Pasal mengenai sunnah dan bid’ah
Menurut terminologi syara’, Assunnah merupakan Thariqah (jalan) yang diridloi dalam menempuh agama sebagaimana yang telah ditempuh oleh Rasulullah SAW atau selain beliau, yakni mereka yang memiliki otoritas sebagai panutan di dalam masalah agama seperti pada para sahabat radhiyallaahu’anhum.
Hal ini didasarkan pada sabda Nabi SAW, yang artinya, “Tetaplah kalian untuk berpegang teguh pada sunnahku dan sunnahnya Al-Khulafaur Rasyidin, setelahku.”
Sedangkan menurut terminologi ‘Urf adalah apa yang dipegang secara konsisten oleh tokoh yang menjadi panutan, apakah ia sebagai nabi ataupun wali.
Bid’ah sebagaimana dikatakan oleh Syekh Zaruuq di dalam kitab ‘Iddatul Murid’ menurut terminologi sya’ra adalah menciptakan hal baru dalam agama seolah-olah ia merupakan bagian dari urusan agama, padahal sebenarnya bukan, baik dalam tatanan wacana, penggambaran maupun dalam hakikatnya.
Hal ini didasarkan pada sabda Nabi SAW, yang artinya, “Barangsiapa menciptakan perkara baru di dalam urusanku, padahal bukan merupakan bagian dari padanya, maka hal itu ditolak.”
Al-Syekh Zaruuq kemudian membuat tiga ukuran dalam hal ini, yakni ;
Harus dilihat keberadaan perkara baru tersebut, jika di dalamnya didapati termasuk dalam koridor hukum syari’at dengan dukungan dalil/dasar yang mengukuhkannya, maka bukanlah dinamakaan bid’ah. Namun bila di dalamnya terdapat beberapa dalil yang tampaknya kontradiktif sehingga terjadi kesamaran, dan muncul beberapa interpretasi dalam beberapa pandangannya, maka beberapa pandangan itu harus ditelaah ulang, mana yang paling unggul untuk dijadikan rujukan.
Dengan melihat beberapa kaidah-kaidah perundangan yang telah dibakukan oleh para imam mujtahid dan pengamalan para salafuna al-sholih sebagai tuntunan Thariqah al-Sunnah, jika ternyata perkara itu bertentangan dengan dasar-dasar di atas melalui beberapa pertimbangan, maka jelas tidak dapat diterima, sekalipun di kalangan para imam mujtahid sendiri terjadi perbedaan pendapat baik secara far’u (cabang) maupun asal.

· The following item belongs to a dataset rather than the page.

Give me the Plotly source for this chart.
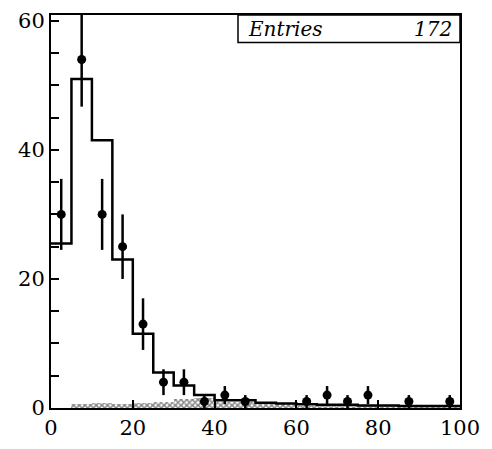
import plotly.graph_objects as go

# Bin edges (width 5) and MC histogram contents
bin_edges = [0, 5, 10, 15, 20, 25, 30, 35, 40, 45, 50, 55, 60, 65, 70, 75, 80, 85, 90, 95, 100]
mc_values = [25.5, 51, 41.5, 23, 11.5, 5.5, 3.5, 2.0, 1.2, 1.2, 0.8, 0.7, 0.6, 0.5, 0.5, 0.4, 0.4, 0.3, 0.3, 0.3]
bg_values = [0, 0.6, 0.7, 0.6, 0.7, 0.9, 1.4, 1.5, 0.9, 0.9, 0.8, 0.6, 0.3, 0.3, 0.3, 0.3, 0.3, 0.3, 0.3, 0.3]

# Data points
data_x = [2.5, 7.5, 12.5, 17.5, 22.5, 27.5, 32.5, 37.5, 42.5, 47.5, 62.5, 67.5, 72.5, 77.5, 87.5, 97.5]
data_y = [30, 54, 30, 25, 13, 4, 4, 1, 2, 1, 1, 2, 1, 2, 1, 1]
data_err = [5.5, 7.3, 5.5, 5.0, 4.0, 2.0, 2.0, 1.0, 1.4, 1.0, 1.0, 1.4, 1.0, 1.4, 1.0, 1.0]

entries_label = "Entries"
entries_value = "172"

centers = [(bin_edges[i] + bin_edges[i + 1]) / 2 for i in range(len(bin_edges) - 1)]

fig = go.Figure()

fig.add_trace(go.Bar(
    x=centers, y=bg_values, width=5,
    marker=dict(color="white", line=dict(width=0),
                pattern=dict(shape="x", fgcolor="black", bgcolor="white", size=4, solidity=0.6)),
    showlegend=False, hoverinfo="skip",
))

step_x = bin_edges[:]
step_y = mc_values + [mc_values[-1]]
fig.add_trace(go.Scatter(
    x=step_x, y=step_y, mode="lines", line=dict(shape="hv", color="black", width=2.5),
    showlegend=False, hoverinfo="skip",
))

fig.add_trace(go.Scatter(
    x=data_x, y=data_y, mode="markers",
    marker=dict(color="black", size=9, symbol="circle"),
    error_y=dict(type="data", array=data_err, color="black", thickness=2.5, width=0),
    showlegend=False,
))

FONT = "DejaVu Serif"

fig.update_layout(
    width=492, height=449,
    margin=dict(l=51, r=32, t=9, b=41),
    paper_bgcolor="white", plot_bgcolor="white",
    font=dict(family=FONT, size=21, color="black"),
    bargap=0,
    xaxis=dict(range=[0, 100], tickvals=[0, 20, 40, 60, 80, 100],
               ticks="inside", ticklen=8, tickwidth=1.5, tickcolor="black",
               showline=True, linecolor="black", linewidth=2, mirror=True,
               showgrid=False, zeroline=False,
               tickfont=dict(family=FONT, size=21)),
    yaxis=dict(range=[0, 60.9], tickvals=[0, 20, 40, 60],
               ticks="inside", ticklen=8, tickwidth=1.5, tickcolor="black",
               minor=dict(dtick=5, ticks="inside", ticklen=8, tickwidth=1.5, tickcolor="black", showgrid=False),
               showline=True, linecolor="black", linewidth=2, mirror=True,
               showgrid=False, zeroline=False,
               tickfont=dict(family=FONT, size=21)),
)

box_x0 = (238 - 51) / 409
box_y0 = 1 - 28 / 399
fig.add_shape(type="rect", xref="paper", yref="paper", x0=box_x0, x1=1, y0=box_y0, y1=1,
              line=dict(color="black", width=1.5), fillcolor="white", layer="above")
fig.add_annotation(xref="paper", yref="paper", x=box_x0 + 0.02, y=(1 + box_y0) / 2,
                   text="<i>" + entries_label + "</i>", showarrow=False, xanchor="left", yanchor="middle",
                   font=dict(family=FONT, size=20, color="black"))
fig.add_annotation(xref="paper", yref="paper", x=0.985, y=(1 + box_y0) / 2,
                   text="<i>" + entries_value + "</i>", showarrow=False, xanchor="right", yanchor="middle",
                   font=dict(family=FONT, size=20, color="black"))

fig.write_html("out.html")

Hendaklah setiap perbuatan ditakar dengan pertimbangan hukum, yang perinciannya ada enam, yaitu wajib, sunah, haram, makruh, khilaf aula, dan mubah.
Syeikh Zaruq berkata bahwa bid’ah dibagi menjadi tiga macam ;
Bid’ah Sharihah, yaitu setiap suatu amalan yang ditetapkan tanpa landasan syar’i dari aspek wajib, sunah, mubah danlainnya. Ini adalah seburuk-buruk bid’ah.
Bid’ah Idhafi, yaitu bid’ah yang disandarkan pada praktek tertentu walaupun terbebas dari unsur bid’ah, maka tidak boleh memperdebatkan apakah praktik tersebut tergolong sunah atau bukan bid’ah.
Bid’ah Khilafi, yaitu bid’ah yang memiliki dua sandaran utama yang sama-sama kuat argumentasinya. Jika dilihat dari satu aspek tergolong bid’ah, tetapi dari aspek yang lain tergolong kelompok sunah. Sebagai contoh dalam hal ini, membuat kalangan dzikir dan dzikir berjamaah.
Imam Ibnu Abdis Salam membagi perkara-perkara yang baru itu ke dalam hukum-hukum yang lima. Beliau berkata, Bid’ah adalah mengerjakan sesuatu yang tidak pernah dikenal (terjadi) pada masa Rasulullah SAW.
Bid’ah Wajibah, seperti mempelajari ilmu Nahwu.
Bid’ah Muharramah, seperti aliran Qodariyah, Jahariyah, dan Mujassimah.
Bid’ah Mandubah, seperti memperbaharui system Pendidikan pondok peasntren dan madrasah-madrasah, juga segala bentuk kebaikan yang tidak dikenal pada jaman generasi pertama Islam.
Bid’ah Makruhah, seperti berlebih-lebihan menghiasi masjid, mushaf dan lain sebagainya.
Bid’ah Mubahah seperti membuat makanan dan minuman berlebihan, pakaian dan sebagainya.